ECLI:NL:RVS:2015:2267
Raad van State
- Hoger beroep
- J.J. van Eck
- Rechtspraak.nl
Hoger beroep inzake intrekking verblijfsvergunning asiel en beoordeling van de veiligheidssituatie in Tripoli, Libië
In deze zaak gaat het om het hoger beroep van de staatssecretaris van Veiligheid en Justitie tegen een uitspraak van de rechtbank Den Haag, zittingsplaats Middelburg, van 29 januari 2015. De rechtbank had het beroep van de vreemdeling gegrond verklaard en het besluit van de staatssecretaris om de verblijfsvergunning asiel voor bepaalde tijd in te trekken, vernietigd.
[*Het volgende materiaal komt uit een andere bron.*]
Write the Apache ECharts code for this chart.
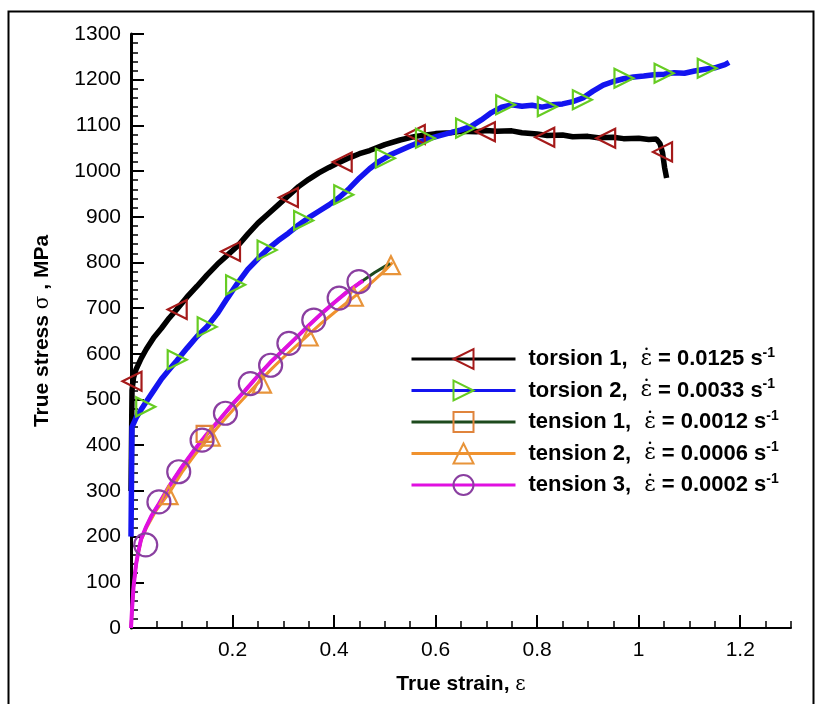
<!DOCTYPE html>
<html><head><meta charset="utf-8">
<script src="https://cdn.jsdelivr.net/npm/echarts@6/dist/echarts.min.js"></script>
<style>html,body{margin:0;padding:0;background:#fff}#c{width:816px;height:704px}</style>
</head><body><div id="c"></div>
<script>
// ---------- data ----------
const seriesNames = ['torsion 1', 'torsion 2', 'tension 1', 'tension 2', 'tension 3'];
const strainRates = ['0.0125', '0.0033', '0.0012', '0.0006', '0.0002'];
const xMajorTicks = [0, 0.2, 0.4, 0.6, 0.8, 1, 1.2];
const xTickLabels = [0.2, 0.4, 0.6, 0.8, 1, 1.2];

const torsion1X = [0, 0.002, 0.005, 0.01, 0.02, 0.03, 0.045, 0.06, 0.075, 0.09, 0.11, 0.13, 0.15, 0.17, 0.19, 0.21, 0.23, 0.25, 0.27, 0.29, 0.31, 0.33, 0.35, 0.37, 0.39, 0.41, 0.43, 0.45, 0.47, 0.5, 0.53, 0.56, 0.6, 0.63, 0.65, 0.68, 0.7, 0.72, 0.75, 0.77, 0.8, 0.82, 0.85, 0.87, 0.9, 0.92, 0.95, 0.97, 1.0, 1.02, 1.035, 1.042, 1.047, 1.051, 1.055];
const torsion1Y = [300, 520, 548, 566, 590, 610, 636, 656, 678, 697, 724, 748, 773, 796, 816, 836, 862, 886, 906, 926, 946, 966, 982, 996, 1008, 1019, 1029, 1038, 1045, 1058, 1068, 1076, 1082, 1084, 1087, 1086, 1089, 1087, 1088, 1084, 1081, 1078, 1079, 1075, 1076, 1073, 1074, 1071, 1072, 1069, 1070, 1060, 1040, 1008, 985];
const torsion1MarkX = [0.002, 0.091, 0.196, 0.31, 0.416, 0.56, 0.698, 0.815, 0.935, 1.047];
const torsion1MarkY = [540, 697, 824, 942, 1020, 1080, 1086, 1074, 1072, 1042];

const torsion2X = [0, 0.002, 0.01, 0.02, 0.03, 0.045, 0.06, 0.075, 0.09, 0.11, 0.13, 0.15, 0.17, 0.19, 0.21, 0.23, 0.25, 0.27, 0.29, 0.31, 0.33, 0.35, 0.37, 0.39, 0.41, 0.43, 0.45, 0.47, 0.49, 0.51, 0.53, 0.55, 0.57, 0.59, 0.61, 0.63, 0.65, 0.67, 0.69, 0.71, 0.73, 0.75, 0.77, 0.79, 0.81, 0.83, 0.85, 0.87, 0.89, 0.91, 0.93, 0.95, 0.97, 0.99, 1.01, 1.03, 1.05, 1.07, 1.09, 1.11, 1.13, 1.15, 1.17, 1.178];
const torsion2Y = [200, 440, 460, 478, 495, 520, 545, 565, 585, 612, 638, 660, 688, 722, 755, 785, 808, 830, 848, 864, 882, 898, 912, 926, 942, 962, 985, 1005, 1022, 1035, 1045, 1055, 1064, 1072, 1078, 1084, 1090, 1098, 1112, 1128, 1140, 1145, 1142, 1144, 1140, 1145, 1147, 1152, 1160, 1175, 1188, 1196, 1202, 1206, 1208, 1211, 1212, 1215, 1214, 1219, 1223, 1226, 1233, 1238];
const torsion2MarkX = [0.029, 0.091, 0.15, 0.206, 0.268, 0.34, 0.419, 0.501, 0.58, 0.659, 0.738, 0.82, 0.889, 0.971, 1.05, 1.135];
const torsion2MarkY = [484, 587, 659, 751, 827, 892, 948, 1028, 1072, 1094, 1145, 1141, 1156, 1203, 1214, 1225];

const tension1X = [0, 0.002, 0.005, 0.01, 0.015, 0.02, 0.03, 0.04, 0.055, 0.075, 0.1, 0.125, 0.15, 0.175, 0.2, 0.225, 0.25, 0.275, 0.3, 0.325, 0.35, 0.375, 0.4, 0.425, 0.45, 0.48, 0.51];
const tension1Y = [0, 40, 90, 140, 170, 195, 222, 245, 272, 310, 352, 390, 425, 457, 490, 520, 552, 582, 608, 635, 662, 688, 712, 735, 755, 778, 798];
const tension1MarkX = [0.145];
const tension1MarkY = [425];

const tension2X = [0, 0.002, 0.005, 0.01, 0.02, 0.03, 0.05, 0.075, 0.1, 0.125, 0.15, 0.175, 0.2, 0.225, 0.25, 0.275, 0.3, 0.325, 0.35, 0.375, 0.4, 0.425, 0.45, 0.475, 0.5, 0.515];
const tension2Y = [0, 40, 90, 140, 192, 218, 258, 295, 340, 378, 412, 445, 476, 506, 536, 565, 592, 617, 642, 667, 690, 712, 734, 757, 782, 800];
const tension2MarkX = [0.074, 0.157, 0.258, 0.35, 0.439, 0.512];
const tension2MarkY = [291, 419, 535, 638, 725, 794];

const tension3X = [0, 0.002, 0.005, 0.01, 0.015, 0.02, 0.03, 0.04, 0.055, 0.075, 0.1, 0.125, 0.15, 0.175, 0.2, 0.225, 0.25, 0.275, 0.3, 0.325, 0.35, 0.375, 0.4, 0.425, 0.45, 0.457];
const tension3Y = [0, 40, 90, 140, 170, 195, 222, 245, 272, 310, 352, 390, 425, 457, 490, 520, 552, 582, 608, 635, 662, 688, 712, 735, 755, 760];
const tension3MarkX = [0.029, 0.055, 0.094, 0.14, 0.186, 0.235, 0.275, 0.311, 0.36, 0.41, 0.449];
const tension3MarkY = [182, 276, 342, 411, 470, 535, 575, 623, 674, 722, 758];

// ---------- styles ----------
const lineColors = ['#000000', '#1414f0', '#1d4a1d', '#f0922e', '#e010e0'];
const lineWidths = [5.5, 5.5, 3, 3, 4];
const markColors = ['#a51a1a', '#66cc22', '#e0843c', '#e8943a', '#8a3fa0'];
const markSymbols = ['triangle', 'triangle', 'rect', 'triangle', 'circle'];
const markRotate = [90, -90, 0, 0, 0];
const markSizes = [19, 19, 16, 18, 23];

const zip = (xs, ys) => xs.map((x, i) => [x, ys[i]]);
const lineData = [zip(torsion1X, torsion1Y), zip(torsion2X, torsion2Y), zip(tension1X, tension1Y), zip(tension2X, tension2Y), zip(tension3X, tension3Y)];
const markData = [zip(torsion1MarkX, torsion1MarkY), zip(torsion2MarkX, torsion2MarkY), zip(tension1MarkX, tension1MarkY), zip(tension2MarkX, tension2MarkY), zip(tension3MarkX, tension3MarkY)];

const drawOrder = [0, 1, 3, 2, 4];
const series = [];
drawOrder.forEach((i, k) => {
  series.push({
    name: seriesNames[i], type: 'line', data: lineData[i], xAxisIndex: 0, yAxisIndex: 0,
    showSymbol: false, symbol: markSymbols[i], symbolRotate: markRotate[i],
    lineStyle: { color: lineColors[i], width: lineWidths[i] },
    itemStyle: { color: markColors[i] }, z: 2 + k, silent: true, animation: false
  });
});
drawOrder.forEach((i, k) => {
  series.push({
    name: seriesNames[i] + ' markers', type: 'scatter', data: markData[i], xAxisIndex: 0, yAxisIndex: 0,
    symbol: markSymbols[i], symbolRotate: markRotate[i], symbolSize: markSizes[i],
    itemStyle: { color: 'transparent', borderColor: markColors[i], borderWidth: 2.2, opacity: 1 },
    z: 10 + k, silent: true, animation: false
  });
});

const FONT = 'Liberation Sans';
const rateOf = {};
seriesNames.forEach((n, i) => rateOf[n] = strainRates[i]);

const chart = echarts.init(document.getElementById('c'), null, { renderer: 'canvas' });
chart.setOption({
  backgroundColor: '#ffffff',
  animation: false,
  grid: { left: 131, top: 34, right: 25, bottom: 76, containLabel: false },
  xAxis: [
    {
      type: 'value', min: 0, max: 1.3, interval: 0.05, position: 'bottom',
      axisLine: { show: true, onZero: false, lineStyle: { color: '#000', width: 2 } },
      axisTick: { show: true, inside: true, length: 7, lineStyle: { color: '#000', width: 1.5 } },
      axisLabel: { show: false }, splitLine: { show: false },
      name: '{b|True strain, }{e|ε}', nameLocation: 'middle', nameGap: 46,
      nameTextStyle: { rich: {
        b: { fontFamily: FONT, fontWeight: 'bold', fontSize: 21, color: '#000' },
        e: { fontFamily: 'DejaVu Serif', fontSize: 20, color: '#000' } } }
    },
    {
      type: 'value', min: 0, max: 1.3, interval: 0.2, position: 'bottom',
      axisLine: { show: false, onZero: false },
      axisTick: { show: true, inside: true, length: 13, customValues: xMajorTicks, lineStyle: { color: '#000', width: 2 } },
      axisLabel: { show: true, customValues: xTickLabels, margin: 12, fontFamily: FONT, fontSize: 21, color: '#000',
        formatter: v => (v === 0 || v > 1.25) ? '' : String(+v.toFixed(1)) },
      splitLine: { show: false }
    }
  ],
  yAxis: {
    type: 'value', min: 0, max: 1300, interval: 100,
    axisLine: { show: true, onZero: false, lineStyle: { color: '#000', width: 3 } },
    axisTick: { show: true, inside: true, length: 13, lineStyle: { color: '#000', width: 2 } },
    minorTick: { show: true, splitNumber: 5, length: 7, lineStyle: { color: '#000', width: 1.5 } },
    axisLabel: { margin: 10, fontFamily: FONT, fontSize: 21, color: '#000', formatter: v => String(Math.round(v)) },
    splitLine: { show: false }, minorSplitLine: { show: false },
    name: '{b|True stress }{e|σ}{b| , MPa}', nameLocation: 'middle', nameGap: 78,
    nameTextStyle: { rich: {
      b: { fontFamily: FONT, fontWeight: 'bold', fontSize: 21, color: '#000' },
      e: { fontFamily: 'DejaVu Serif', fontSize: 20, color: '#000' } } }
  },
  legend: {
    orient: 'vertical', left: 405, top: 341, itemWidth: 104, itemHeight: 25, itemGap: 7.5,
    data: seriesNames.map((n, i) => ({
      name: n,
      itemStyle: { color: 'transparent', borderColor: markColors[i], borderWidth: 2 },
      lineStyle: { color: lineColors[i], width: 3 }
    })),
    formatter: n => '{b|' + n + ',}{sp| }{e|ε̇}{b| = ' + rateOf[n] + ' s}{s|-1}',
    textStyle: {
      padding: [0, 0, 0, 8],
      rich: {
        b: { fontFamily: FONT, fontWeight: 'bold', fontSize: 22, color: '#000', lineHeight: 26 },
        sp: { fontSize: 22, width: 13, lineHeight: 26 },
        e: { fontFamily: 'DejaVu Serif', fontSize: 22, color: '#000', lineHeight: 26 },
        s: { fontFamily: FONT, fontWeight: 'bold', fontSize: 14, color: '#000', verticalAlign: 'top', lineHeight: 26 }
      }
    },
    selectedMode: false
  },
  graphic: [{
    type: 'rect', left: 6, top: 9, silent: true,
    shape: { x: 0, y: 0, width: 805, height: 720 },
    style: { fill: 'none', stroke: '#000', lineWidth: 2 }
  }],
  series: series
});
</script>
</body></html>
De staatssecretaris had op 14 juli 2014 besloten om de verblijfsvergunning in te trekken, een besluit dat door de vreemdeling werd bestreden.
De Afdeling bestuursrechtspraak van de Raad van State heeft in haar uitspraak van 6 juli 2015 geoordeeld dat de rechtbank ten onrechte had overwogen dat de staatssecretaris zich ondeugdelijk gemotiveerd had opgesteld. De staatssecretaris had in zijn grief aangevoerd dat de rechtbank niet had onderkend dat er in Tripoli, Libië, geen uitzonderlijke situatie bestaat die bescherming biedt onder artikel 29, eerste lid, aanhef en onder b, onderdeel 3, van de Vreemdelingenwet 2000. De Afdeling heeft vastgesteld dat de door de vreemdeling ingeroepen stukken geen wezenlijk ander beeld geven van de veiligheidssituatie in Tripoli.
De Afdeling heeft het hoger beroep gegrond verklaard, de uitspraak van de rechtbank vernietigd en het beroep van de vreemdeling tegen het besluit van 14 juli 2014 ongegrond verklaard. De rechtbank had de overige beroepsgronden van de vreemdeling verworpen, en de vreemdeling had hiertegen niet gereageerd. De Afdeling heeft geen aanleiding gezien voor een proceskostenveroordeling.